Politicians question NASA's future manned space flight plans


Republican members of a key technology committee today expressed concern over the future plan for NASA's manned space flights.

 Specifically the politicians expressed concerns over insufficient funding to develop the next generation manned launch vehicle in a timely manner after the Space Shuttle retires.  Such doubts are not situated on the Republican side of the aisle however as similar concerns were expressed by a number Democrats at a hearing last week with Dr. John Holdren, President Obama's science advisor, according to a release

The Committee on Science and Technology hearing was taking a look at the  Fiscal Year 2010 (FY10) National Aeronautics and Space Administration (NASA) Budget Request.

"NASA is one area of the federal budget where I think some increases are justified," said Science and Technology Committee Ranking Member Ralph Hall (R-TX). "I am very concerned that priorities may be shifting away from human space exploration at a very critical time."

Recognizing the difficult choices NASA faces and an overall lack of direction thus far from the White House, Hall expressed concerns with the lack of NASA funding in the budget.  "While NASA has made tremendous progress over the past five years, it is still on a path to retire the Space Shuttle without having developed its replacement vehicle and launch capabilities," Hall noted.  "Further, this budget reduces the out-year funding for the Constellation system by more than $3 billion, and even though we are more than a hundred days into the Administration, the President has still not appointed a head of NASA."

According to a release,  NASA's proposed FY10 budget is $18.7 billion, an increase of 5.1% over the enacted FY09 appropriation for NASA, but the budget projection beyond FY10 is essentially flat through FY13. Several members of the committee expressed concern that this budget has deleted nearly all of the out-year funding for the Altair Lunar Lander and for the heavy-lift Ares 5 rocket necessary to support exploration missions beyond low Earth orbit.

Acting NASA Administrator Christopher Scolese said in Government Executive.com that  funding would let the space program build the Constellation system, which could reach low-earth orbit and service the ISS, but not the follow-on system able to meet the goal of returning to the moon by 2020.

NASA plans to fly the remaining Shuttle missions, including an additional flight to deliver the Alpha Magnetic Spectrometer to the Space Station before retiring the Shuttle. The Orion and Ares 1 are not expected to be ready before 2015. In the resulting gap, the US stands to lose a highly skilled workforce and a number of accompanying parts suppliers and other contractors, while making cash payments to Russia to ferry our astronauts to and from the International Space Station, the committee stated.
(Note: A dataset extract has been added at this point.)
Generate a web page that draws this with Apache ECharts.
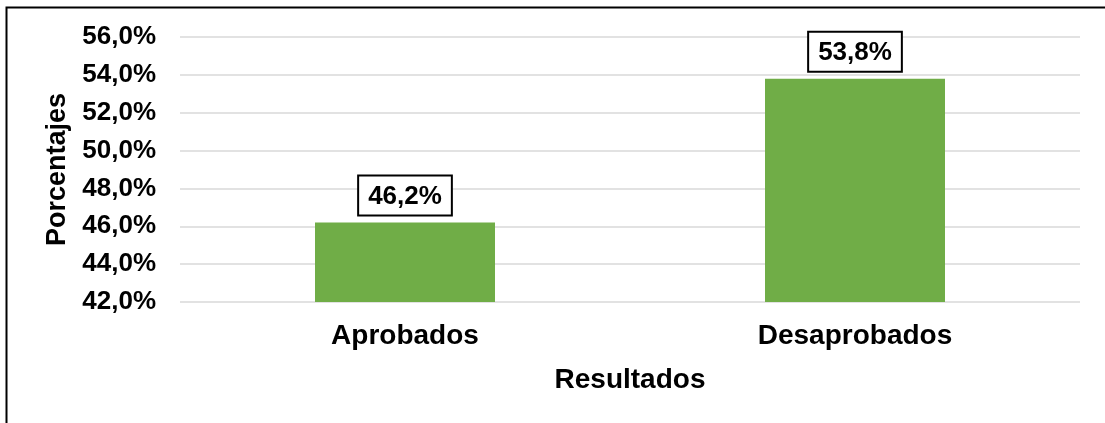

Such gnashing of teeth is only going to get worse as NASA budget and future are debated. In addition, the White House science office last week it would set up a panel of experts to conduct a wide-ranging review the future of human space flight.

The "Review of United States Human Space Flight Plans"  will be led by Norman Augustine, the former CEO of Lockheed Martin and will examine ongoing and planned NASA development activities, as well as potential alternatives, and offer options for advancing a safe, innovative, affordable, and sustainable human space flight program in the years following Space Shuttle retirement, the White House stated in a release. 

The panel, whose other member are unnamed at the moment, will work closely with NASA and will seek input from Congress, the White House, the public, industry, and international partners as it develops options.  The panel should reach some conclusions by August 2009.